Analisando esse discurso-oração de Victor Hugo, Allan Kardec explica1: “(...) a estas notáveis palavras, não falta absolutamente senão o no­me EspiritismoNão é somente a expressão de uma vaga crença na alma e em sua sobrevivência; é bem o ser real, individual, presente em nosso meio, sorrindo àqueles que lhes são caros, vendo-os, escutando-os, falando-lhes pelo pensamento...   Não é exatamente o que ensina o Espiritismo? Que há, pois, de irracional em crer que es­ses mesmos seres que estão ao nosso lado, com o corpo etéreo, possam entrar em relação conosco?

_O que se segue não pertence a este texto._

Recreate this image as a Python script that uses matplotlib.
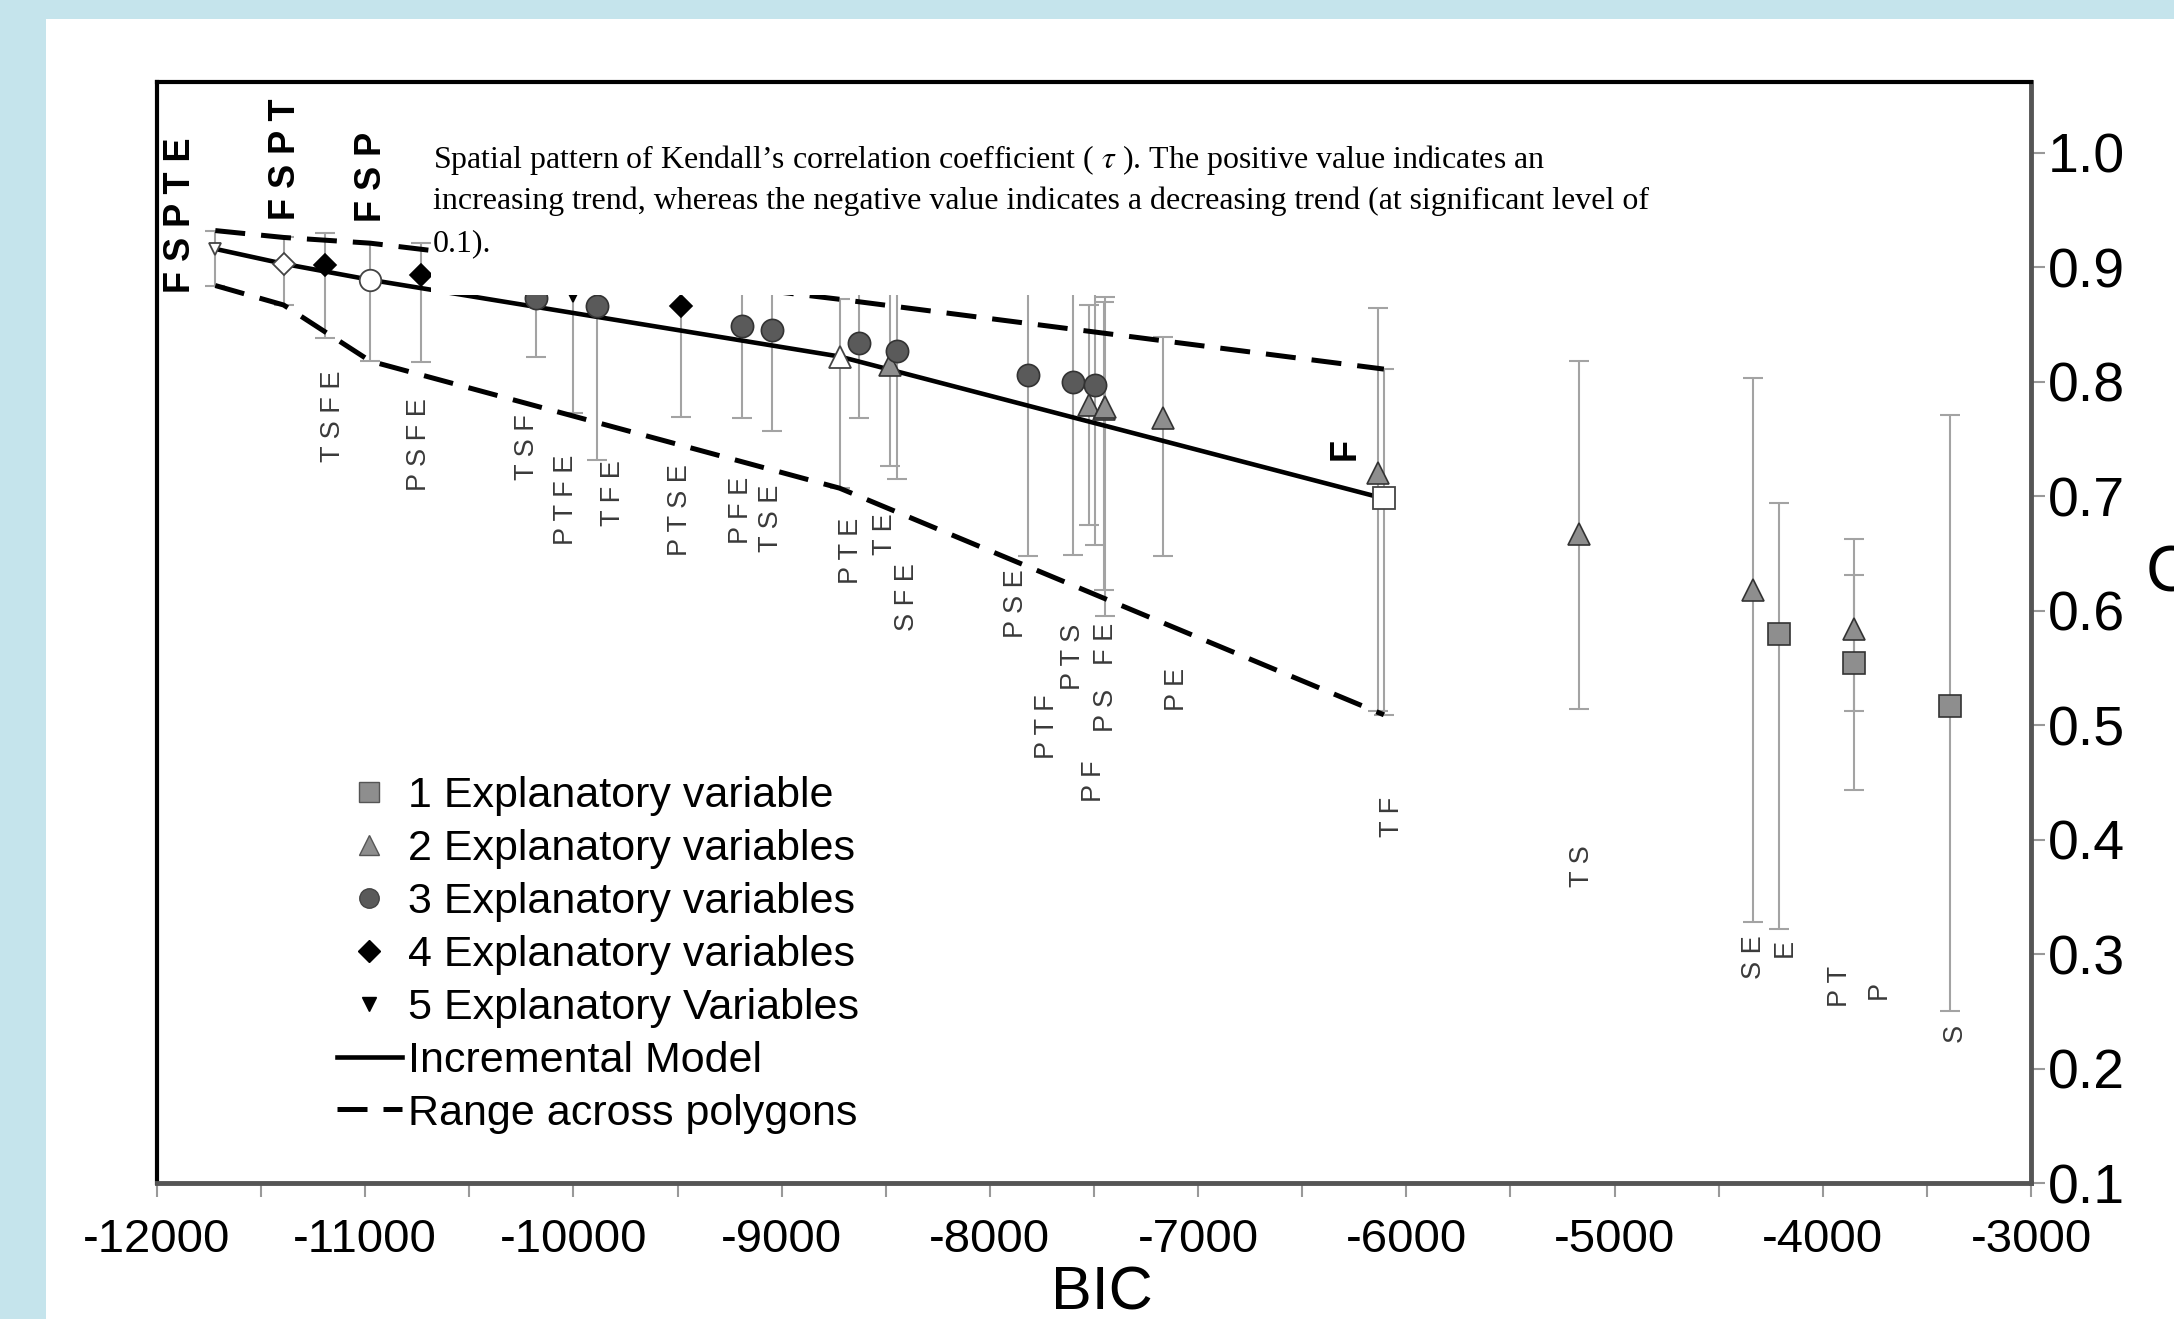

Ó vós! céticos que rides de nossas crenças, ride, pois, dessas palavras do poeta filósofo, de quem reconheceis a alta inteligência! Direis que ele é alucinado?! Que é louco quando acredita na manifesta­ção dos Espíritos?!

Lido o discurso acima na Sociedade Espírita de Paris, na sessão de 27 de janeiro de 1865, o Espírito da jovem Emile de Putron, que, sem dúvida, o escutava e partilhava a emoção da assembleia, manifestou-se espontaneamente pela senhora Costel e disse: "as palavras do poeta fizeram estremecer vossos Espíritos; evocaram minha alma que flutua incerta ainda no éter infinito! Ó poeta, revelador da vida, tu conheces bem a morte! Passei rápido e leve, apenas esflorando as alegrias ternas da vida. Ó minha mãe, minha irmã, meus amigos, grande poeta! Não choreis mais, mas estejais atentos! o murmúrio que roça vossos ouvidos é o meu; o perfume da flor pendente é o meu sopro. Misturo-me à grande vida para melhor penetrar o vosso amor. Somos eternos!"


 


[1] - KARDEC, Allan. Revue Spirite de Fevereiro de 1865. 2.ed. Araras: IDE, 1997, p. 59-61.

[2] - DENIS, Léon. No Invisível. 19.ed. Rio de Janeiro: FEB, 2000, p. 40-41.

[3] - DENIS, Léon. O Problema do Ser, do Destino e da Dor. 232.ed. Rio de Janeiro: FEB, 2000, p. 129-132.

[4] - BÍBLIA, N.T. João. Português. O novo testamento. Tradução de João Ferreira de Almeida. Rio de Janeiro: Imprensa Bíblica Brasileira, 1983. cap. 14. vers. 16.